The reveal of Hearthstone’s Demon Hunter class is a major game-changer from Blizzard. Not only is this the first new class to be added to Hearthstone since the game’s release, but Demon Hunters have been somewhere near the top of the list of most requested Hearthstone features for a few years now.
Of course, all that anticipation comes with raised expectations. Yes, it’s exciting that Hearthstone is getting a new class, but can Blizzard really ensure that this class is ready to compete on day one?
Well, after spending some hands-on time with the Demon Hunter class during a recent Hearthstone press event, I can confirm that the answer to that question is “Yes, yes, a thousand times, yes.” In fact, in the words of Demon Hunter poster boy Illidan Stormrage, it’s safe to say that Hearthstone players are not prepared for what is to come.
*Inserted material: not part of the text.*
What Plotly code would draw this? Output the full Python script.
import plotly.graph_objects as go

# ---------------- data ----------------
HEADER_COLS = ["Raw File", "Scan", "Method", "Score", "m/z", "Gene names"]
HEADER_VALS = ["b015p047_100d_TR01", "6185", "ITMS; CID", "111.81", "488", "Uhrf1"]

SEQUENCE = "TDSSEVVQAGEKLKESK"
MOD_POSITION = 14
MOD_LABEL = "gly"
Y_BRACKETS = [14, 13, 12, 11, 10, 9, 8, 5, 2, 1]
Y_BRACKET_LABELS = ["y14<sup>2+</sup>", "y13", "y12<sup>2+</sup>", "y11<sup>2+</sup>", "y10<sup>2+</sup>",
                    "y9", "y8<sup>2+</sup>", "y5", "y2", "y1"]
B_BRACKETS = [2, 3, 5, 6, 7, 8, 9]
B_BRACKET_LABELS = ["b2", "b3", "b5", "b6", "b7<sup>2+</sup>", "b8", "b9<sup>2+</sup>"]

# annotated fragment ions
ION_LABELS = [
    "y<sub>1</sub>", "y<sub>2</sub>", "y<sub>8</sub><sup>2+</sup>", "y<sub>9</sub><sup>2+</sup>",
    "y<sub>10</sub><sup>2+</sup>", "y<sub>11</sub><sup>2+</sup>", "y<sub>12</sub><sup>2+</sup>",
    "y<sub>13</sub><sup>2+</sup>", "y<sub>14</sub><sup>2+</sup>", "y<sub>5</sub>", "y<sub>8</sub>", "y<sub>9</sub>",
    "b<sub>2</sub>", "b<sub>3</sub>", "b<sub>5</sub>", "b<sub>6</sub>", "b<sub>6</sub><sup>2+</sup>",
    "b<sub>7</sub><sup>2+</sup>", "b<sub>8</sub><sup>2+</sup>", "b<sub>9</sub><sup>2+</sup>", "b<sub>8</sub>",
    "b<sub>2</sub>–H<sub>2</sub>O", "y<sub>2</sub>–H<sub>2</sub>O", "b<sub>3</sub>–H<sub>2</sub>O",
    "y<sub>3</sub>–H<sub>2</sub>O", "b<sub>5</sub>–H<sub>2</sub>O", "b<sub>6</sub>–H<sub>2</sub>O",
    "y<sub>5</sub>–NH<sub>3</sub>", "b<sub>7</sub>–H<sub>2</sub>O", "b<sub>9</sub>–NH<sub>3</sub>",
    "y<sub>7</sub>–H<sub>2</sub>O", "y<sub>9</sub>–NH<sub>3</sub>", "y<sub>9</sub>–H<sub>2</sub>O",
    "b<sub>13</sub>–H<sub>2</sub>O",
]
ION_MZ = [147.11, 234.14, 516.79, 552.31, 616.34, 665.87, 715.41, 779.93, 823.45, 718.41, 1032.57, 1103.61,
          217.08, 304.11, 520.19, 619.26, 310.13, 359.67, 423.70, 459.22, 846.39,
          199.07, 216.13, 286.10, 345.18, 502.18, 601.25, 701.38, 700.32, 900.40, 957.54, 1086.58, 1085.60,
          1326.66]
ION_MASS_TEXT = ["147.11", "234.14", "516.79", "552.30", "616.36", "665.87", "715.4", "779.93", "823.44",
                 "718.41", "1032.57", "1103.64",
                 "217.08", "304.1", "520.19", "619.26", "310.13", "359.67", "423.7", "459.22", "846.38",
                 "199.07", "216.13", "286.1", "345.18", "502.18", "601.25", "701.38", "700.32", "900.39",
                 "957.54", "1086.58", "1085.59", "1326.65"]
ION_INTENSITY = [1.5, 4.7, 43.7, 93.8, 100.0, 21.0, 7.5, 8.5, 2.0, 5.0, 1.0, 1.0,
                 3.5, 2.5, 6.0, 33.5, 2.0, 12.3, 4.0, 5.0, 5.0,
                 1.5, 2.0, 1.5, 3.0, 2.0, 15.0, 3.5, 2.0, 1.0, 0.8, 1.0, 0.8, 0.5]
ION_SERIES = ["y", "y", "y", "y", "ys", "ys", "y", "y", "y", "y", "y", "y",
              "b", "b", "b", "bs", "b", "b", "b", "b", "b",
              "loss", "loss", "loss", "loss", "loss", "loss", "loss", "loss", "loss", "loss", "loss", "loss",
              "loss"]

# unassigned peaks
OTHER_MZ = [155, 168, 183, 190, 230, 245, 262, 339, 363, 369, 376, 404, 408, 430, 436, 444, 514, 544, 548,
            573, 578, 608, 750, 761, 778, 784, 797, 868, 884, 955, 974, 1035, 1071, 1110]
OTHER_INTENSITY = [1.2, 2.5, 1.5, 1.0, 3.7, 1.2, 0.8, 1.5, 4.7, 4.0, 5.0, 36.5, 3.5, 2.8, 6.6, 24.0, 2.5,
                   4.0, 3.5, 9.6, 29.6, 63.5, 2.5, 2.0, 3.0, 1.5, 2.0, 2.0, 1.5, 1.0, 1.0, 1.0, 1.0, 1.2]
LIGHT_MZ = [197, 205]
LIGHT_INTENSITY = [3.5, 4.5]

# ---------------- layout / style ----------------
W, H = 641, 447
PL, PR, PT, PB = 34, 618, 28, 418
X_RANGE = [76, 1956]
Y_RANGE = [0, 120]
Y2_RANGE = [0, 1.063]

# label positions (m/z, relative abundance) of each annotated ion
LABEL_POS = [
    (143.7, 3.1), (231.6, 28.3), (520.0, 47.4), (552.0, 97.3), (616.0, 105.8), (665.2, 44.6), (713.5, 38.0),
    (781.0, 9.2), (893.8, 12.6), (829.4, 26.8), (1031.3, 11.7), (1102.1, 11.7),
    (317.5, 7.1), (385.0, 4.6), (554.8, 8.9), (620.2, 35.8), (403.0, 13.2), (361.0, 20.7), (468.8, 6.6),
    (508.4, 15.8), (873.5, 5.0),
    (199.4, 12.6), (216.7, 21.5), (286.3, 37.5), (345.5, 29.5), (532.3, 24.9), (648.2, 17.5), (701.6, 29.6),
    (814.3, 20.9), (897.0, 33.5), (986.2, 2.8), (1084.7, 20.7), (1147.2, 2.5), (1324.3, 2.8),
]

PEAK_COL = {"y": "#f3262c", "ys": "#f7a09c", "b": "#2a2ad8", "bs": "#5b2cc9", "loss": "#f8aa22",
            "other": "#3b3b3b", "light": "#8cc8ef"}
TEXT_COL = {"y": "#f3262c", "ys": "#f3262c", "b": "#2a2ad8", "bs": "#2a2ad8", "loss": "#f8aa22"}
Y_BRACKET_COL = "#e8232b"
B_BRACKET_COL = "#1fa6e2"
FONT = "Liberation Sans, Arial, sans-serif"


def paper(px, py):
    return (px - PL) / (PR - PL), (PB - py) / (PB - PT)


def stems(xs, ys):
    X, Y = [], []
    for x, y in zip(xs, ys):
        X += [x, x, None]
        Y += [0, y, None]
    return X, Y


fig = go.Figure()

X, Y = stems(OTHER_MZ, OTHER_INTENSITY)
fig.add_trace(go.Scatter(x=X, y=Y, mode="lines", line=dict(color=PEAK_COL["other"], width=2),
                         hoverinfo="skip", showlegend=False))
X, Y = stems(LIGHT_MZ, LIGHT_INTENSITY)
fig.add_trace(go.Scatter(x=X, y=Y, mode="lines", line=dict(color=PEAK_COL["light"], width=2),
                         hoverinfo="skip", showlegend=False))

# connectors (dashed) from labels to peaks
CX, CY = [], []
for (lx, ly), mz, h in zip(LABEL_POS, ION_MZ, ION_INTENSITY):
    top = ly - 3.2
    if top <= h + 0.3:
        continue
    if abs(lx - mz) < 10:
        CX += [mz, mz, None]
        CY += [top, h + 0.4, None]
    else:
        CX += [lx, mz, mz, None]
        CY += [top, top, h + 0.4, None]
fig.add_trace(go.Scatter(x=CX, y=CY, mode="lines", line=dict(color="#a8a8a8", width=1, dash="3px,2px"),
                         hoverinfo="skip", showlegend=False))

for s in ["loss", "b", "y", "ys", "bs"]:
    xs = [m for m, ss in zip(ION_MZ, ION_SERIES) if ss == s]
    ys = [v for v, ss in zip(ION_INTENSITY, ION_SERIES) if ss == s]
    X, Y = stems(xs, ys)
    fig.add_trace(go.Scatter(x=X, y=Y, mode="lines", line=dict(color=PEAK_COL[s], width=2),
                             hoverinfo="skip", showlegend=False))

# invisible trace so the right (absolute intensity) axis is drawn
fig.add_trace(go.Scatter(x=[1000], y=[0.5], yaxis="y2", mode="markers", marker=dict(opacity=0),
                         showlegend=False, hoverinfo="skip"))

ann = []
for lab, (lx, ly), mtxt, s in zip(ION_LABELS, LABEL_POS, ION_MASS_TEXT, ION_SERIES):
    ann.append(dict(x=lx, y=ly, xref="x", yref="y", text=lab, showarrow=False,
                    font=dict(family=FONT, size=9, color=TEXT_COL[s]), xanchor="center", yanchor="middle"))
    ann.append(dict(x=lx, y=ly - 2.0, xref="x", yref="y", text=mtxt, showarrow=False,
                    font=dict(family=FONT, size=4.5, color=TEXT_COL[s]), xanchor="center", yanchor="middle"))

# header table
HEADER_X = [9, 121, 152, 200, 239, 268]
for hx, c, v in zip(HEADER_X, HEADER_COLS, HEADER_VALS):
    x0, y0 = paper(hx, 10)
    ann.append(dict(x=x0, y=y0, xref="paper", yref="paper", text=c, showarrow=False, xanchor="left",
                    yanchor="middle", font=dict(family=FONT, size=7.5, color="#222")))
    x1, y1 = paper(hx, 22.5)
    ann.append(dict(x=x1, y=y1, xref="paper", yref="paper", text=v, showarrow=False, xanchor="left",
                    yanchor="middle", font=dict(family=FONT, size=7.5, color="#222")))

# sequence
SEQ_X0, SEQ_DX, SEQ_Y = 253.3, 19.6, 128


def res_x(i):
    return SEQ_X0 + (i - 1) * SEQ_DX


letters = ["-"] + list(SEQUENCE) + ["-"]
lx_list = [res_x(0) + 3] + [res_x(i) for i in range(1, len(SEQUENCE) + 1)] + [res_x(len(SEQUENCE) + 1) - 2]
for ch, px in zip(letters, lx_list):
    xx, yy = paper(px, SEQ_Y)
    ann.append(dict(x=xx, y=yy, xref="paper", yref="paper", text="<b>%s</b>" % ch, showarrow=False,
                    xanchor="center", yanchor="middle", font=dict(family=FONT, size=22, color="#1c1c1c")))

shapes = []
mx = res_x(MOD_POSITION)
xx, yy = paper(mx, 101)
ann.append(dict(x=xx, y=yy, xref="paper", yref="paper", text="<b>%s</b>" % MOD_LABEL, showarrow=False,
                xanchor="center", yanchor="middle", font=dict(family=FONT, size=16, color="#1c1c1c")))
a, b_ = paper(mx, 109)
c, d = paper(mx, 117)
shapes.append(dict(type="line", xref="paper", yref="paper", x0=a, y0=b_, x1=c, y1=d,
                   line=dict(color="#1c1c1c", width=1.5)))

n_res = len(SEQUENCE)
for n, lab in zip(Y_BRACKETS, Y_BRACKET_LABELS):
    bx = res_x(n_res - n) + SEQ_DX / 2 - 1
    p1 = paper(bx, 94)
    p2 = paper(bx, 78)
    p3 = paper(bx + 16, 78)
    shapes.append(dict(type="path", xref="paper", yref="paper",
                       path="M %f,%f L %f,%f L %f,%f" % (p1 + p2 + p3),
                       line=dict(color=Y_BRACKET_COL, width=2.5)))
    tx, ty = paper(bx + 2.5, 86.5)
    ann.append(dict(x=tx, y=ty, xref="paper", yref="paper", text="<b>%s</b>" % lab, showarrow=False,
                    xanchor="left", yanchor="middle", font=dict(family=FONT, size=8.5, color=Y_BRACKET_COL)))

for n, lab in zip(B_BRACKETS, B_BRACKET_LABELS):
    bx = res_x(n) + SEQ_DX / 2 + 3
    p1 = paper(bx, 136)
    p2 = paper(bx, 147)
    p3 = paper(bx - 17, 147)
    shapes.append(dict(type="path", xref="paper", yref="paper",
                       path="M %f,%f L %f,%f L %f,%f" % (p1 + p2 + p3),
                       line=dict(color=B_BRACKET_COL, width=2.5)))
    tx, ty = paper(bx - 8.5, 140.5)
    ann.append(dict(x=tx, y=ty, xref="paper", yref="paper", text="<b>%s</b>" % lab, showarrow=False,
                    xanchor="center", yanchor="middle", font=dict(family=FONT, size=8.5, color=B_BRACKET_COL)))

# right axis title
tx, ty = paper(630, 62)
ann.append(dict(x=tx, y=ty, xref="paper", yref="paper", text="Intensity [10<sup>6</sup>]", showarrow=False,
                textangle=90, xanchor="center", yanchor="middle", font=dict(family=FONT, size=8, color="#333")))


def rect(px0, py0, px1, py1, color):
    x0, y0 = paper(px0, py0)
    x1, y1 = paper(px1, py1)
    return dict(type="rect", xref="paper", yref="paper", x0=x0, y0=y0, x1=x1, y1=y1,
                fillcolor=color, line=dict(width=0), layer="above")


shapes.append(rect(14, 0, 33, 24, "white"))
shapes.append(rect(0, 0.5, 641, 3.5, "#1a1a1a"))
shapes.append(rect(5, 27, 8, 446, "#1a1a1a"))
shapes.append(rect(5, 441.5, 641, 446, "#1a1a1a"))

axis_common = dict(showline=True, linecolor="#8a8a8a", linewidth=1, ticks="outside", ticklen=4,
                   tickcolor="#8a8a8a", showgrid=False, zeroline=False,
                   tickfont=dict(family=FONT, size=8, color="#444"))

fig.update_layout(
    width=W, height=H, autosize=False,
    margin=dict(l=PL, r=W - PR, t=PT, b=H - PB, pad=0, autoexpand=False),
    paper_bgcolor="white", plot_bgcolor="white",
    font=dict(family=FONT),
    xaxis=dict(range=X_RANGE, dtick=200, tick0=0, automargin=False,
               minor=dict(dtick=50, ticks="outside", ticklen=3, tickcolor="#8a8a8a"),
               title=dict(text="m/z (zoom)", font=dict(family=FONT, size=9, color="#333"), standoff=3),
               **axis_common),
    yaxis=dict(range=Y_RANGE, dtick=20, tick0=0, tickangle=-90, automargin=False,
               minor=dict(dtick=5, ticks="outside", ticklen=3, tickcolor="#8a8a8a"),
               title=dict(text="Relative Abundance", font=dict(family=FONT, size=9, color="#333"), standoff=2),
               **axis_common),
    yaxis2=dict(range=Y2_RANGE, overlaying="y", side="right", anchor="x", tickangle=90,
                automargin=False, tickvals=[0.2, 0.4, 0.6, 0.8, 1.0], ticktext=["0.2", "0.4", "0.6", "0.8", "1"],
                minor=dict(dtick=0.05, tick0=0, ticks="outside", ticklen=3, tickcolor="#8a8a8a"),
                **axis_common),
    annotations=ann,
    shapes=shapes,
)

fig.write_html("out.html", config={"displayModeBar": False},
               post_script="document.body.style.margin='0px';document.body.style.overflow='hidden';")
It’s actually difficult to talk about Hearthstone’s Demon Hunter class without talking about Illidan and the rest of the class’ personality. The idea of personality may sound like a minor thing, but as Hearthstone fans know, the style of Blizzard’s CCG has long helped separate it from those who seek to claim the genre crown.
To that end, Demon Hunter feels right at home in this game. While elements of the class’ visual design and card art will no doubt remind some fans of the existing Warlock class, a closer inspection reveals a series of subtle touches that separate Demon Hunters from everything else in the game. Hearthstone fans who love “darker” card art and callbacks to the World of Warcraft lore Hearthstone is based on will immediately fall in love with Demon Hunter’s visuals.
However, I’m not just talking about visuals when I praise the personality of the Demon Hunter class. Not long ago, Blizzard said that it was determined to define and adhere to a class’ “identity” whenever possible. The idea is that every class will have certain strengths and weaknesses that are represented by their cards. The problem is that years of Hearthstone updates may not have fully adhered to the concept of class identity, which means that existing identities have long been somewhat muddled.
Demon Hunter is different. It really feels like the first class that was designed from the ground-up with Blizzard’s idea of class identity in mind.
Nowhere is that more apparent than in the design of the class’ hero power. The Hearthstone team says it played with quite a few different hero power designs before eventually landing on a one-mana ability that grants the Demon Class hero +1 attack. While that hero power may initially sound somewhat underwhelming (even at a somewhat unprecedented one-mana cost) it starts to make a lot more sense once you see how many Demon Hunter cards synergize with your ability to attack on a given turn.
Playing Demon Hunter requires you to constantly be mindful of when you’re able to attack, what cards in your hand and deck best synergize with that ability, and how much health you can safely spend on these attacks. Even weapon-dependent classes like Warrior and Rogue never really forced you to consider resources quite as much as Demon Hunter does.
On top of that, you’ve got the Demon Hunter exclusive (at least for now) Outcast keyword to consider. Outcast cards are incredibly powerful, but you can’t trigger the card’s Outcast effect unless it is the leftmost or rightmost card in your hand. That means that you’re no longer just playing cards in reaction to the state of the board but you also have to consider how the cards you play will help trigger Outcast effects. Yes, you can bet on drawing an Outcast card (which likely puts it in the rightmost spot), but the gamble is just that. Outcast forces you to test how greedy you can be with your deckbuilding and turn-by-turn play.
Put it all together, and I can honestly say that in my limited time with the Demon Hunter class, it felt more “complicated” than other classes in the game currently do. That isn’t to say that new players won’t be able to figure it out, but I was genuinely surprised by how many elements of the class felt like they were designed with veteran players in mind.
I know what you’re really wondering, though. You’re asking, “How powerful is the Demon Hunter class?” While it’s almost impossible to answer that question with absolute certainty until I’ve had a chance to do some real-world testing, my initial answer is “Very, very powerful.”
Some of the statements from Blizzard concerning the Demon Hunter class may lead you to believe that they’re designed to be played as an aggro (aggressive) class. While there are some Demon Hunter cards that are certainly designed with aggro players in mind, other cards are clearly catered towards slower “control” players.
Some of the most powerful Demon Hunter cards I’ve played with so far are the ones that not only allow you to draw quite a few cards but fetch certain cards from your deck and put big minions into play at a reduced cost. There are some cards and interactions that feel a bit overpowered and could soon find themselves as the target of some early nerfs.
Even that is kind of exciting, though. Blizzard is taking a big chance with the addition of this class, and everything from the class’ power level to its release structure could end up blowing up in their face.
As a long-time Hearthstone fan, I’m thrilled to see Blizzard taking a big risk. In its earliest stages, Demon Hunter feels like a pull-no-punches attempt to inject some substantial life into Hearthstone. My initial impression is that Demon Hunter will be quite powerful, but the most exciting thing of all is that this is the first addition to Hearthstone in a long time that feels unpredictable in terms of how it will impact the game as a whole. Instead, we’re all going to have to play, experiment, and figure the class out when it hits the game on April 7.